__DESCRIPTION OF THE TASK__
Copy the listing below in full and skip every picture.
-- Begin --
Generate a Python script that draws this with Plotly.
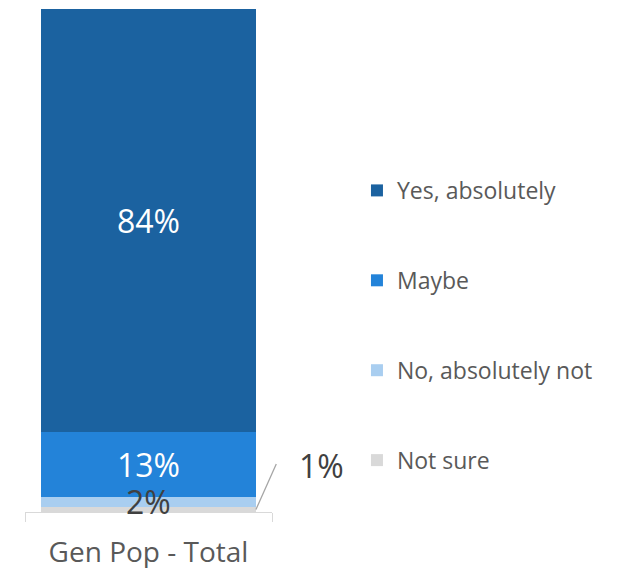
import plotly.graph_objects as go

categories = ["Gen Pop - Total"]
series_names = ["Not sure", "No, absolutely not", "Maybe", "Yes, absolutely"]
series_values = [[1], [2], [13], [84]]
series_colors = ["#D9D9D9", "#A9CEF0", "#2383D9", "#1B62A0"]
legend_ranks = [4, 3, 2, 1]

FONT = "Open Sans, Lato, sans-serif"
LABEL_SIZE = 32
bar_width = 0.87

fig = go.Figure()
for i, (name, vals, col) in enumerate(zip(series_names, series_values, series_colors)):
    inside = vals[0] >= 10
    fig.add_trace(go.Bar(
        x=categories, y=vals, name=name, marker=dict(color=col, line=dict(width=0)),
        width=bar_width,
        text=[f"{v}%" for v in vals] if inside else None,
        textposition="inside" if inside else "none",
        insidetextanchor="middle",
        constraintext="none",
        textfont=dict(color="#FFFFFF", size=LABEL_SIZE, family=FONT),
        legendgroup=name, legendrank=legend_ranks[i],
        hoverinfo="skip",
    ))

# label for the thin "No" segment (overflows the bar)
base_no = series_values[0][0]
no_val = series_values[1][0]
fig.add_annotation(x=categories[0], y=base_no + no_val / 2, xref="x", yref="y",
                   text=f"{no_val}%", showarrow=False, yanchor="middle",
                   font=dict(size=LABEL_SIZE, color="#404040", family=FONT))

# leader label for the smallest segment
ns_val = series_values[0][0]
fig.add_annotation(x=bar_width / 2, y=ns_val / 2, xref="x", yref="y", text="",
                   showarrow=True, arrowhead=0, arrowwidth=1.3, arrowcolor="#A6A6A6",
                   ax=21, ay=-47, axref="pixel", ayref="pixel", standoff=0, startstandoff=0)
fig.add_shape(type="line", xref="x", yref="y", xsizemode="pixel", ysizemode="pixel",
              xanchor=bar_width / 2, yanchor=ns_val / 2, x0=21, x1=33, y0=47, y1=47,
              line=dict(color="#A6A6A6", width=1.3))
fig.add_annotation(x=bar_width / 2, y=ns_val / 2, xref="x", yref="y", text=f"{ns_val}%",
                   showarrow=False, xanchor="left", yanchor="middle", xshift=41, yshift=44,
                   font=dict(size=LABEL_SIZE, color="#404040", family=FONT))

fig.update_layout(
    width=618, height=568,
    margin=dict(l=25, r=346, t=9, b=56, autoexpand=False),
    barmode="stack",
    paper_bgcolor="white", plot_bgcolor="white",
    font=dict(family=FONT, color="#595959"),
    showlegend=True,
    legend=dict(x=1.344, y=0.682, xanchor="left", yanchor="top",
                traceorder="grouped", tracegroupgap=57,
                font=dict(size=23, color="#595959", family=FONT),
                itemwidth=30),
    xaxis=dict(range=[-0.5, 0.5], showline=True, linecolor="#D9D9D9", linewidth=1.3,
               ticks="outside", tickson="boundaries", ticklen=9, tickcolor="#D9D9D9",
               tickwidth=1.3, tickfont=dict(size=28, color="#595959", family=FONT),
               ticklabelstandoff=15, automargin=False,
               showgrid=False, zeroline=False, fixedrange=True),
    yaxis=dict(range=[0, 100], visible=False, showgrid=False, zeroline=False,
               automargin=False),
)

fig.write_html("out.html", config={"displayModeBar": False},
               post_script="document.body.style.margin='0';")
-- End --
__CORRECT OUTPUT__
Generate a Python script that draws this with Plotly.
import plotly.graph_objects as go

categories = ["Gen Pop - Total"]
series_names = ["Not sure", "No, absolutely not", "Maybe", "Yes, absolutely"]
series_values = [[1], [2], [13], [84]]
series_colors = ["#D9D9D9", "#A9CEF0", "#2383D9", "#1B62A0"]
legend_ranks = [4, 3, 2, 1]

FONT = "Open Sans, Lato, sans-serif"
LABEL_SIZE = 32
bar_width = 0.87

fig = go.Figure()
for i, (name, vals, col) in enumerate(zip(series_names, series_values, series_colors)):
    inside = vals[0] >= 10
    fig.add_trace(go.Bar(
        x=categories, y=vals, name=name, marker=dict(color=col, line=dict(width=0)),
        width=bar_width,
        text=[f"{v}%" for v in vals] if inside else None,
        textposition="inside" if inside else "none",
        insidetextanchor="middle",
        constraintext="none",
        textfont=dict(color="#FFFFFF", size=LABEL_SIZE, family=FONT),
        legendgroup=name, legendrank=legend_ranks[i],
        hoverinfo="skip",
    ))

# label for the thin "No" segment (overflows the bar)
base_no = series_values[0][0]
no_val = series_values[1][0]
fig.add_annotation(x=categories[0], y=base_no + no_val / 2, xref="x", yref="y",
                   text=f"{no_val}%", showarrow=False, yanchor="middle",
                   font=dict(size=LABEL_SIZE, color="#404040", family=FONT))

# leader label for the smallest segment
ns_val = series_values[0][0]
fig.add_annotation(x=bar_width / 2, y=ns_val / 2, xref="x", yref="y", text="",
                   showarrow=True, arrowhead=0, arrowwidth=1.3, arrowcolor="#A6A6A6",
                   ax=21, ay=-47, axref="pixel", ayref="pixel", standoff=0, startstandoff=0)
fig.add_shape(type="line", xref="x", yref="y", xsizemode="pixel", ysizemode="pixel",
              xanchor=bar_width / 2, yanchor=ns_val / 2, x0=21, x1=33, y0=47, y1=47,
              line=dict(color="#A6A6A6", width=1.3))
fig.add_annotation(x=bar_width / 2, y=ns_val / 2, xref="x", yref="y", text=f"{ns_val}%",
                   showarrow=False, xanchor="left", yanchor="middle", xshift=41, yshift=44,
                   font=dict(size=LABEL_SIZE, color="#404040", family=FONT))

fig.update_layout(
    width=618, height=568,
    margin=dict(l=25, r=346, t=9, b=56, autoexpand=False),
    barmode="stack",
    paper_bgcolor="white", plot_bgcolor="white",
    font=dict(family=FONT, color="#595959"),
    showlegend=True,
    legend=dict(x=1.344, y=0.682, xanchor="left", yanchor="top",
                traceorder="grouped", tracegroupgap=57,
                font=dict(size=23, color="#595959", family=FONT),
                itemwidth=30),
    xaxis=dict(range=[-0.5, 0.5], showline=True, linecolor="#D9D9D9", linewidth=1.3,
               ticks="outside", tickson="boundaries", ticklen=9, tickcolor="#D9D9D9",
               tickwidth=1.3, tickfont=dict(size=28, color="#595959", family=FONT),
               ticklabelstandoff=15, automargin=False,
               showgrid=False, zeroline=False, fixedrange=True),
    yaxis=dict(range=[0, 100], visible=False, showgrid=False, zeroline=False,
               automargin=False),
)

fig.write_html("out.html", config={"displayModeBar": False},
               post_script="document.body.style.margin='0';")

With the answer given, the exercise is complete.